Post # 1
- Wedding: December 2014 - Norton Country Club
Just trying to get some opinions on this; it seems unusual (maybe even tacky?) to me. I have just been informed by our limo service coordinator that the driver is due a MANDATORY $75 tip before services are rendered. In other words, I have to pay this person $75 (on top of the contract cost we already incurred) on the day of the wedding… maybe it’s my service industry past, but I have two issues with this:
1) A true tip is never mandatory. Requiring this means it is a fee, not a gratuity in my mind.
2) What if he doesn’t deserve the tip afterall? I’d happily tip a helpful, prompt driver (even more than the demanded $75, if warranted) but I feel like this guaranteed $75 leaves little room for the driver to really try!
Due to our venue’s contract requirements, we have to use this provider. They’ve been helpful and courteous otherwise, but I just feel a little offput by this. Any opinions?
Post # 2
wvlefty: Well it seems like this is your only limo option, so while it may be off putting (I agree that tips shouldn’t be mandatory), I don’t think you have much of a choice. The name “tip” is misleading though, seems more like a service charge/fee.
Post # 3
- Wedding: November 2013 - St. Augustine Beach, FL
It’s a service charge not a tip. But since you’re stuck with them I would report them to the BBB and/or IRS after the wedding. A mandatory service charge is not a tip and there are major tax implications for them if they decide to go that route.
Post # 4
- Wedding: December 2014 - 13th ~ TN
wvlefty: I don’t think it should be mandatory either, but I have seen it. I planned our wedding with an all inclusive place and the contract said the officiant is included, however I have to tip him. I have no problem with tipping him, however, I do not think that it should say couples have to tip the officiant. Especially when, with places like this the oficiant is the person who owns the place so they are getting paid with my $2500.
Post # 5
When I was looking into limo services, I seen the same exact thing. It was always called a “mandatory tip”, too.
Post # 6
Yeah. I have mixed feelings about this. I, honestly, wish that tips weren’t a thing. I wish everyone was paid enough that tips weren’t necessary or expected. It’s so weird to me which jobs get tips and which don’t. And people from the US tip more professions and greater amounts than almost any other country. It’s rampant here.

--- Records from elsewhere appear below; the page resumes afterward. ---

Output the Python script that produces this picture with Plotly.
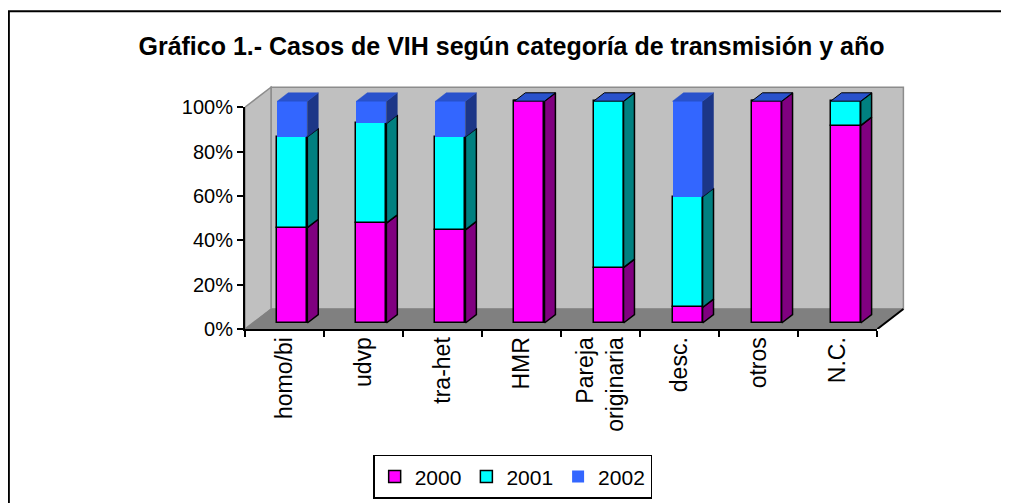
import plotly.graph_objects as go

# ---------------- data ----------------
CATEGORIES = ['homo/bi', 'udvp', 'tra-het', 'HMR', 'Pareja<br>originaria',
              'desc.', 'otros', 'N.C.']
YEARS = ['2000', '2001', '2002']
V2000 = [43, 45, 42, 100, 25, 7, 100, 89]
V2001 = [41, 45, 42, 0, 75, 50, 0, 11]
V2002 = [16, 10, 16, 0, 0, 43, 0, 0]
Y_TICKS = [0, 20, 40, 60, 80, 100]
Y_TICK_LABELS = ['0%', '20%', '40%', '60%', '80%', '100%']

SERIES = [V2000, V2001, V2002]

# ---------------- styles ----------------
FONT = 'Liberation Sans, Arial, sans-serif'
FRONT = ['#FF00FF', '#00FFFF', '#3366FF']
SIDE = ['#800080', '#008080', '#1C3687']
TOP = '#2952CC'
EDGE_W = [1.5, 1.5, 0]
WALL = '#C0C0C0'
FLOOR = '#808080'
WALL_EDGE = '#8C8C8C'

# ---------------- geometry ----------------
OFF = 8                     # page body margin
N = len(CATEGORIES)
X_EXTRA = 0.4
Y_MAX = 110
DX, DY = 0.329, 9.0
SHIFT_F, DEPTH_F = 0.30, 0.42
BAR_W = 0.38
PX_X, PX_Y = 79.0, 2.22
LEFT, BOTTOM = 245.0 - OFF, 329.0 - OFF
W, H = 1009 - OFF, 503 - OFF
plot_w = PX_X * (N + X_EXTRA)
plot_h = PX_Y * Y_MAX

sx, sy = SHIFT_F * DX, SHIFT_F * DY
ddx, ddy = DEPTH_F * DX, DEPTH_F * DY
centers = [i + 0.5 + sx for i in range(N)]

fig = go.Figure()

cum = [0.0] * N
for k, vals in enumerate(SERIES):
    bases = [c + sy for c in cum]
    fig.add_trace(go.Bar(
        x=centers, y=vals, base=bases, width=BAR_W, name=YEARS[k],
        marker=dict(color=FRONT[k], line=dict(color='black', width=EDGE_W[k])),
        xaxis='x', yaxis='y', hoverinfo='skip'))
    xs, ys = [], []
    for i in range(N):
        if vals[i] <= 0:
            continue
        xr = centers[i] + BAR_W / 2
        b0 = cum[i] + sy
        b1 = cum[i] + vals[i] + sy
        xs += [xr, xr + ddx, xr + ddx, xr, xr, None]
        ys += [b0, b0 + ddy, b1 + ddy, b1, b0, None]
    fig.add_trace(go.Scatter(
        x=xs, y=ys, mode='lines', fill='toself', fillcolor=SIDE[k],
        line=dict(color='black' if EDGE_W[k] else SIDE[k],
                  width=EDGE_W[k] if EDGE_W[k] else 0.5),
        showlegend=False, hoverinfo='skip', xaxis='x', yaxis='y'))
    cum = [cum[i] + vals[i] for i in range(N)]

for outlined in (True, False):
    xs, ys = [], []
    for i in range(N):
        if (V2002[i] == 0) != outlined:
            continue
        xl = centers[i] - BAR_W / 2
        xr = centers[i] + BAR_W / 2
        t = cum[i] + sy
        xs += [xl, xr, xr + ddx, xl + ddx, xl, None]
        ys += [t, t, t + ddy, t + ddy, t, None]
    if xs:
        fig.add_trace(go.Scatter(
            x=xs, y=ys, mode='lines', fill='toself', fillcolor=TOP,
            line=dict(color='black' if outlined else TOP, width=1 if outlined else 0.5),
            showlegend=False, hoverinfo='skip', xaxis='x', yaxis='y'))

fig.add_trace(go.Scatter(x=[0], y=[0], xaxis='x2', yaxis='y2', mode='markers',
                         marker=dict(opacity=0), showlegend=False, hoverinfo='skip'))

shapes = [
    dict(type='path', xref='x', yref='y', layer='below',
         path=f'M {DX},{DY} L {N + DX},{DY} L {N + DX},{100 + DY} L {DX},{100 + DY} Z',
         fillcolor=WALL, line=dict(color=WALL_EDGE, width=1.5)),
    dict(type='path', xref='x', yref='y', layer='below',
         path=f'M 0,0 L {DX},{DY} L {DX},{100 + DY} L 0,100 Z',
         fillcolor=WALL, line=dict(color=WALL_EDGE, width=1.5)),
    dict(type='path', xref='x', yref='y', layer='below',
         path=f'M 0,0 L {N},0 L {N + DX},{DY} L {DX},{DY} Z',
         fillcolor=FLOOR, line=dict(color=FLOOR, width=1)),
    dict(type='line', xref='x', yref='y', layer='below',
         x0=N, y0=0, x1=N + DX, y1=DY, line=dict(color='black', width=2)),
    dict(type='rect', xref='paper', yref='paper', layer='below',
         x0=(9 - OFF - LEFT) / plot_w, x1=1.5, y0=-1.2,
         y1=(BOTTOM - (11 - OFF)) / plot_h,
         line=dict(color='black', width=2), fillcolor='rgba(0,0,0,0)'),
]

fig.update_layout(
    width=W, height=H,
    margin=dict(l=LEFT, r=W - LEFT - plot_w, t=BOTTOM - plot_h, b=H - BOTTOM,
                autoexpand=False),
    paper_bgcolor='white', plot_bgcolor='rgba(0,0,0,0)',
    barmode='overlay', bargap=0,
    font=dict(family=FONT, color='black', size=21),
    title=dict(text='<b>Gráfico 1.- Casos de VIH según categoría de transmisión y año</b>',
               font=dict(family=FONT, size=25, color='black'),
               x=(511.5 - OFF) / W, xref='container', xanchor='center',
               y=1 - 38 / H, yref='container', yanchor='middle'),
    xaxis=dict(domain=[0, 1], range=[0, N + X_EXTRA], visible=False, fixedrange=True),
    yaxis=dict(domain=[0, 1], range=[0, Y_MAX], visible=False, fixedrange=True),
    xaxis2=dict(domain=[0, N / (N + X_EXTRA)], range=[0, N], anchor='y2',
                tickmode='array', tickvals=[i + 0.5 for i in range(N)],
                ticktext=CATEGORIES, tickangle=-90, ticks='',
                tickfont=dict(size=23), ticklabelstandoff=-3,
                minor=dict(tickmode='array', tickvals=list(range(N + 1)),
                           ticks='outside', ticklen=6, tickcolor='black', tickwidth=1.5,
                           showgrid=False),
                showline=True, linecolor='black', linewidth=2,
                showgrid=False, zeroline=False, fixedrange=True),
    yaxis2=dict(domain=[0, 100 / Y_MAX], range=[0, 100], anchor='x2',
                tickmode='array', tickvals=Y_TICKS, ticktext=Y_TICK_LABELS,
                ticks='outside', ticklen=6, tickcolor='black', tickwidth=1.5,
                tickfont=dict(size=20), ticklabelstandoff=0,
                showline=True, linecolor='black', linewidth=2,
                showgrid=False, zeroline=False, fixedrange=True),
    legend=dict(orientation='h', xanchor='center', yanchor='top',
                x=(512.5 - OFF - LEFT) / plot_w, y=(BOTTOM - 447) / plot_h,
                font=dict(size=21), bordercolor='black', borderwidth=1.5,
                bgcolor='white', traceorder='normal', itemwidth=30),
    shapes=shapes,
    showlegend=True,
)

fig.write_html('out.html')
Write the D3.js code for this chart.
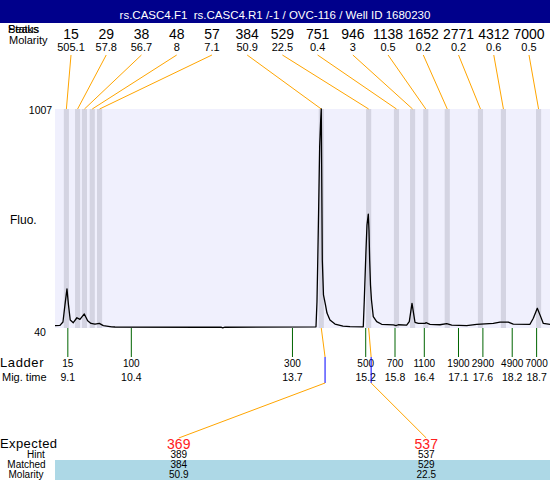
<!DOCTYPE html>
<html><head><meta charset="utf-8">
<script src="https://cdn.jsdelivr.net/npm/d3@7"></script>
<style>body{margin:0;background:#fff} svg{display:block;font-family:"Liberation Sans",Arial,sans-serif}</style>
</head><body><svg id="c" width="550" height="480"></svg>
<script>
const title = "rs.CASC4.F1  rs.CASC4.R1 /-1 / OVC-116 / Well ID 1680230";
const peakSizes = [15,29,38,48,57,384,529,751,946,1138,1652,2771,4312,7000];
const peakMolarity = ["505.1","57.8","56.7","8","7.1","50.9","22.5","0.4","3","0.5","0.2","0.2","0.6","0.5"];
const peakTimes = [9.07,9.30,9.44,9.60,9.75,14.29,15.26,15.83,16.16,16.43,16.87,17.55,18.02,18.74];
const ladderSizes = [15,100,300,500,700,1100,1900,2900,4900,7000];
const ladderTimes = [9.1,10.4,13.7,15.2,15.8,16.4,17.1,17.6,18.2,18.7];
const yTicks = [40,1007];
const traceTime = [8.837,8.939,9.000,9.041,9.082,9.113,9.149,9.211,9.286,9.348,9.437,9.506,9.574,9.656,9.744,9.826,9.998,10.066,11.806,12.236,12.271,12.318,14.182,14.202,14.217,14.237,14.257,14.278,14.290,14.311,14.335,14.376,14.407,14.468,14.571,14.735,14.878,15.150,15.171,15.206,15.226,15.253,15.267,15.281,15.298,15.318,15.355,15.425,15.527,15.765,15.820,15.867,16.039,16.092,16.148,16.209,16.277,16.414,16.434,16.516,16.721,16.858,16.961,17.268,17.473,17.813,17.950,18.120,18.222,18.564,18.632,18.714,18.783,18.837,18.974];
const traceFluo = [46,47,62,138,209,138,71,59,81,74,98,68,56,53,56,46,41,40,39,39,36,39,41,152,324,574,840,958,1007,337,182,138,102,71,53,44,42,41,160,382,492,541,470,337,226,160,86,64,52,49,46,50,48,64,145,61,56,56,59,52,50,55,48,46,52,56,62,62,53,52,79,123,86,56,52];
const expectedSizes = ["369","537"];
const hintSizes = [389,537];
const matchedPeak = [5,6];
const matchedSizes = ["384","529"];
const matchedMolarity = ["50.9","22.5"];

const svg = d3.select("#c");
const L=55,R=550,T=109,B=328;
const x = d3.scaleLinear().domain([8.837,18.974]).range([L,R]);
const y = d3.scaleLinear().domain([40,1007]).range([327,T]);
const sizeToTime = d3.scaleLinear().domain(ladderSizes).range(ladderTimes);
const ORANGE="#ffa500";

// header
svg.append("rect").attr("x",0).attr("y",0).attr("width",550).attr("height",23).attr("fill","#00008b");
svg.append("text").attr("x",275).attr("y",19).attr("text-anchor","middle").attr("fill","#fff")
  .attr("font-size",11.5).style("white-space","pre").text(title);

// left header labels (overlapping as in original)
svg.append("text").attr("x",8).attr("y",32.5).attr("font-size",11).text("Peaks");
svg.append("text").attr("x",8).attr("y",32.5).attr("font-size",11).text("Status");
svg.append("text").attr("x",9).attr("y",44).attr("font-size",11).text("Molarity");

// plot background
svg.append("rect").attr("x",L).attr("y",T).attr("width",R-L).attr("height",B-T).attr("fill","#f0f0fd");
const bw = 0.105;
svg.append("g").selectAll("rect").data(peakTimes).join("rect")
  .attr("x",d=>x(d-bw/2)).attr("width",d=>x(d+bw/2)-x(d-bw/2))
  .attr("y",T).attr("height",B-T).attr("fill","#d4d4e2");

// top labels
const lx = d3.scalePoint().domain(d3.range(peakSizes.length)).range([71,529]);
svg.append("g").selectAll("text").data(peakSizes).join("text")
  .attr("x",(d,i)=>lx(i)).attr("y",39).attr("text-anchor","middle").attr("font-size",14).text(d=>d);
svg.append("g").selectAll("text").data(peakMolarity).join("text")
  .attr("x",(d,i)=>lx(i)).attr("y",50.5).attr("text-anchor","middle").attr("font-size",11).text(d=>d);
svg.append("g").selectAll("line").data(peakTimes).join("line")
  .attr("x1",(d,i)=>lx(i)).attr("y1",55).attr("x2",d=>x(d)).attr("y2",T)
  .attr("stroke",ORANGE).attr("stroke-width",1);

// y labels
svg.append("text").attr("x",40.5).attr("y",114).attr("text-anchor","middle").attr("font-size",10.5).text(yTicks[1]);
svg.append("text").attr("x",40).attr("y",336).attr("text-anchor","middle").attr("font-size",10.5).text(yTicks[0]);
svg.append("text").attr("x",10).attr("y",224).attr("font-size",12).text("Fluo.");

// trace
const pts = traceTime.map((t,i)=>[t,traceFluo[i]]);
svg.append("path").datum(pts).attr("fill","none").attr("stroke","#000").attr("stroke-width",1.3)
  .attr("stroke-linejoin","round")
  .attr("d",d3.line().x(d=>x(d[0])).y(d=>y(d[1])));

// ladder
svg.append("g").selectAll("line").data(ladderTimes).join("line")
  .attr("x1",d=>x(d)).attr("x2",d=>x(d)).attr("y1",B).attr("y2",357)
  .attr("stroke","#006400").attr("stroke-width",1);
svg.append("text").attr("x",0).attr("y",366.5).attr("font-size",13).attr("letter-spacing",0.6).text("Ladder");
svg.append("text").attr("x",2).attr("y",380.5).attr("font-size",11).text("Mig. time");
svg.append("g").selectAll("text").data(ladderSizes).join("text")
  .attr("x",(d,i)=>x(ladderTimes[i])).attr("y",366.5).attr("text-anchor","middle").attr("font-size",10).text(d=>d);
svg.append("g").selectAll("text").data(ladderTimes).join("text")
  .attr("x",d=>x(d)).attr("y",380.5).attr("text-anchor","middle").attr("font-size",10.5).text(d=>d.toFixed(1));

// bottom table
svg.append("rect").attr("x",L).attr("y",460).attr("width",R-L).attr("height",20).attr("fill","#add8e6");
const col = d3.scaleBand().domain(d3.range(expectedSizes.length)).range([L,R]);
const cx = i=>col(i)+col.bandwidth()/2;
svg.append("text").attr("x",0).attr("y",448).attr("font-size",13).attr("letter-spacing",0.4).text("Expected");
svg.append("text").attr("x",36).attr("y",458.3).attr("text-anchor","middle").attr("font-size",10).text("Hint");
svg.append("text").attr("x",26.5).attr("y",468.3).attr("text-anchor","middle").attr("font-size",10).text("Matched");
svg.append("text").attr("x",26).attr("y",477.5).attr("text-anchor","middle").attr("font-size",10).text("Molarity");
const tbl = [[expectedSizes,448.5,14,"#ff2020"],[hintSizes,458.3,10,"#000"],[matchedSizes,468.3,10,"#000"],[matchedMolarity,477.5,10,"#000"]];
tbl.forEach(([arr,yy,fs,c])=>{
  svg.append("g").selectAll("text").data(arr).join("text")
    .attr("x",(d,i)=>cx(i)).attr("y",yy).attr("text-anchor","middle").attr("font-size",fs).attr("fill",c).text(d=>d);
});

// mapping lines
hintSizes.forEach((h,i)=>{
  const hx = x(sizeToTime(h));
  const px = x(peakTimes[matchedPeak[i]]);
  svg.append("line").attr("x1",px).attr("y1",B).attr("x2",hx).attr("y2",357).attr("stroke",ORANGE);
  svg.append("line").attr("x1",hx).attr("y1",357).attr("x2",hx).attr("y2",383).attr("stroke","#0000ff");
  svg.append("line").attr("x1",hx).attr("y1",383).attr("x2",cx(i)).attr("y2",438).attr("stroke",ORANGE);
});
</script></body></html>
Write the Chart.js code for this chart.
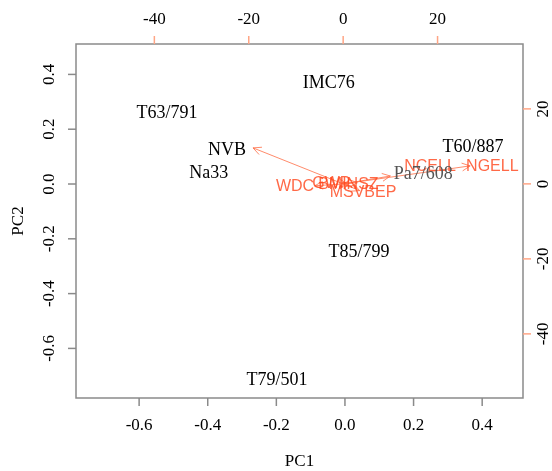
<!DOCTYPE html>
<html><head><meta charset="utf-8">
<script src="https://cdn.jsdelivr.net/npm/chart.js@4/dist/chart.umd.min.js"></script>
<style>html,body{margin:0;padding:0;background:#fff}#wrap{width:552px;height:471px;position:relative}</style>
</head><body><div id="wrap"><canvas id="c" width="552" height="471"></canvas></div>
<script>
// ---- data ----
const sampleNames = ["IMC76","T63/791","NVB","Na33","T60/887","Pa7/608","T85/799","T79/501"];
const pc1Scores   = [-0.047,-0.519,-0.344,-0.397, 0.373, 0.228, 0.041,-0.198];
const pc2Scores   = [ 0.369, 0.259, 0.124, 0.040, 0.135, 0.036,-0.248,-0.715];
const sampleInk   = ["#000","#000","#000","#000","#000","#555","#000","#000"];

const varNames    = ["", "WDC", "BMINSZ", "GWP", "MSVBEP", "NCELL", "NGELL"];
const arrowPC1    = [-19.1, -6.0, 1.0, 3.0, 3.5, 10.0, 26.9];
const arrowPC2    = [  9.6, -0.5, -0.2, 0.3, -1.8, 2.1, 4.8];
const labelPC1    = [-23.9, -10.2, 1.1, -2.5, 4.2, 18.4, 31.6];
const labelPC2    = [ 12.0, -0.8, -0.3, 0.2, -2.4, 4.5, 4.5];

const pcTicks   = [-0.6,-0.4,-0.2,0.0,0.2,0.4];
const loadTicks = [-40,-20,0,20];
const pcRangeX  = [-0.784, 0.519];
const pcRangeY  = [-0.781, 0.511];
const loadRangeX = [-56.6, 38.1];
const loadRangeY = [-57.1, 37.3];

const RED = 'rgba(255,72,30,0.82)';
const RED_LINE = 'rgba(255,110,70,0.8)';
const SERIF = '"Liberation Serif","Times New Roman",serif';
const SANS = '"Liberation Sans",Arial,sans-serif';

const datasets = [];
datasets.push({
  label:'samples', type:'scatter',
  data: pc1Scores.map((v,i)=>({x:v,y:pc2Scores[i]})),
  pointRadius:0, xAxisID:'x', yAxisID:'y'
});
varNames.forEach((n,i)=>{
  datasets.push({
    label:'arrow'+i, type:'line', showLine:true, fill:false,
    data:[{x:0,y:0},{x:arrowPC1[i],y:arrowPC2[i]}],
    borderColor:RED_LINE, borderWidth:1, pointRadius:0,
    xAxisID:'x2', yAxisID:'y2'
  });
});
datasets.push({
  label:'varlabels', type:'scatter',
  data: labelPC1.map((v,i)=>({x:v,y:labelPC2[i]})),
  pointRadius:0, xAxisID:'x2', yAxisID:'y2'
});

const biplotPlugin = {
  id:'biplot',
  afterDatasetsDraw(chart){
    const ctx = chart.ctx;
    ctx.save();
    // arrowheads
    varNames.forEach((n,i)=>{
      const meta = chart.getDatasetMeta(1+i);
      const p0 = meta.data[0], p1 = meta.data[1];
      const ang = Math.atan2(p1.y-p0.y, p1.x-p0.x);
      const L = 9, A = 0.45;
      ctx.strokeStyle = RED_LINE; ctx.lineWidth = 1;
      ctx.beginPath();
      ctx.moveTo(p1.x - L*Math.cos(ang-A), p1.y - L*Math.sin(ang-A));
      ctx.lineTo(p1.x, p1.y);
      ctx.lineTo(p1.x - L*Math.cos(ang+A), p1.y - L*Math.sin(ang+A));
      ctx.stroke();
    });
    // variable labels
    const lm = chart.getDatasetMeta(datasets.length-1);
    ctx.font = '16px '+SANS; ctx.fillStyle = RED;
    ctx.textAlign='center'; ctx.textBaseline='middle';
    varNames.forEach((n,i)=>{ if(n) ctx.fillText(n, lm.data[i].x, lm.data[i].y); });
    // sample labels
    const sm = chart.getDatasetMeta(0);
    ctx.font = '18px '+SERIF;
    sampleNames.forEach((n,i)=>{
      ctx.fillStyle = sampleInk[i];
      ctx.fillText(n, sm.data[i].x, sm.data[i].y);
    });
    ctx.restore();
  },
  afterDraw(chart){
    const ctx = chart.ctx, a = chart.chartArea;
    const sx = chart.scales.x, sy = chart.scales.y, sx2 = chart.scales.x2, sy2 = chart.scales.y2;
    ctx.save();
    ctx.strokeStyle = '#8a8a8a'; ctx.lineWidth = 1.5;
    ctx.strokeRect(a.left, a.top, a.right-a.left, a.bottom-a.top);
    ctx.fillStyle = '#000';
    ctx.font = '17px '+SERIF; ctx.textAlign='center'; ctx.textBaseline='middle';
    // bottom
    pcTicks.forEach(t=>{
      const x = sx.getPixelForValue(t);
      ctx.strokeStyle='#8a8a8a'; ctx.beginPath(); ctx.moveTo(x,a.bottom); ctx.lineTo(x,a.bottom+8); ctx.stroke();
      ctx.fillText(t.toFixed(1), x, a.bottom+28);
    });
    // left
    pcTicks.forEach(t=>{
      const y = sy.getPixelForValue(t);
      ctx.strokeStyle='#8a8a8a'; ctx.beginPath(); ctx.moveTo(a.left,y); ctx.lineTo(a.left-8,y); ctx.stroke();
      ctx.save(); ctx.translate(a.left-26, y); ctx.rotate(-Math.PI/2); ctx.fillText(t.toFixed(1),0,0); ctx.restore();
    });
    // top
    loadTicks.forEach(t=>{
      const x = sx2.getPixelForValue(t);
      ctx.strokeStyle='#ffa585'; ctx.beginPath(); ctx.moveTo(x,a.top); ctx.lineTo(x,a.top-8); ctx.stroke();
      ctx.fillText(String(t), x, a.top-24);
    });
    // right
    loadTicks.forEach(t=>{
      const y = sy2.getPixelForValue(t);
      ctx.strokeStyle='#ffa585'; ctx.beginPath(); ctx.moveTo(a.right,y); ctx.lineTo(a.right+8,y); ctx.stroke();
      ctx.save(); ctx.translate(a.right+21, y); ctx.rotate(-Math.PI/2); ctx.fillText(String(t),0,0); ctx.restore();
    });
    // titles
    ctx.font = '17px '+SERIF;
    ctx.fillText('PC1', (a.left+a.right)/2, 462);
    ctx.save(); ctx.translate(19,(a.top+a.bottom)/2); ctx.rotate(-Math.PI/2); ctx.fillText('PC2',0,0); ctx.restore();
    ctx.restore();
  }
};

new Chart(document.getElementById('c'), {
  type:'scatter',
  data:{datasets},
  options:{
    responsive:false, animation:false, devicePixelRatio:1,
    layout:{padding:{left:76,right:29,top:44,bottom:73}},
    plugins:{legend:{display:false},tooltip:{enabled:false}},
    scales:{
      x:{type:'linear',display:false,min:pcRangeX[0],max:pcRangeX[1]},
      y:{type:'linear',display:false,min:pcRangeY[0],max:pcRangeY[1]},
      x2:{type:'linear',display:false,position:'top',min:loadRangeX[0],max:loadRangeX[1]},
      y2:{type:'linear',display:false,position:'right',min:loadRangeY[0],max:loadRangeY[1]}
    }
  },
  plugins:[biplotPlugin]
});
</script></body></html>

All that being said, I would look at this as a service charge. Tons of vendors do this. Our caterer did. I kind of like it because then I can view that as the standard gratuity and only feel the need for an additional tip if the service is truly above and beyond. But I get that it’s annoying for a tip or gratuity to be mandatory. But it happens all the time, and not just in the wedding industry – many restaurants do this for large parties.
Post # 7
wvlefty: i can understand your frustration & agree 100% with you, but i guess you’ll just have to pay it…
Post # 8
My daughters didn’t hire limo’s, for their weddings. They aren’t a required expense. Back in my day, my uncle drove us, in my father’s car. There were 2 bridesmaids/ushers in each other car, with family or friends driving them. i.e. the gal’s father, another uncle, etc.
Post # 9
We found so many things like this while looking to renew our vows in Vegas that we finally decided not to do it! They wanted us to “tip” the officiant, photographer, and limo driver on top of the sky high price for the whole nine yards. Its OK, we are already married!
Post # 10
Do you have a contract? Tell them no, see if they back down. Tell coordinator that you will have friends do driving.
Post # 11
I would ask the venue to clarify what this is. A tip is never mandatory so I think even if you still end up paying this you should suggest that they change the wording to ‘mandatory service charge’ or something similar as calling it a ‘tip’ it is likely to cause confusion (and offence!)
Post # 12
- Wedding: December 2014 - Norton Country Club
Thanks for all of your help ladies! Fiance and I decided it will be worth it to have someone to drive since we don’t know the area and our relatives are far-flung. The venting felt good!
beachbride1216: Very interesting idea…
JenGirl: I’m with you- sometimes it’s super confusing to know who I’m tipping when… and if I’m insulting them when I don’t!
Post # 13
Yeah I definitely dislike when they tip is included in the cost…shouldn’t it be based on whether I was actually happy with the service?! We didn’t tip our limo driver or our bartenders because the tip was already included, so why give them an extra tip on top of that when I didn’t even decide to give them the first one?!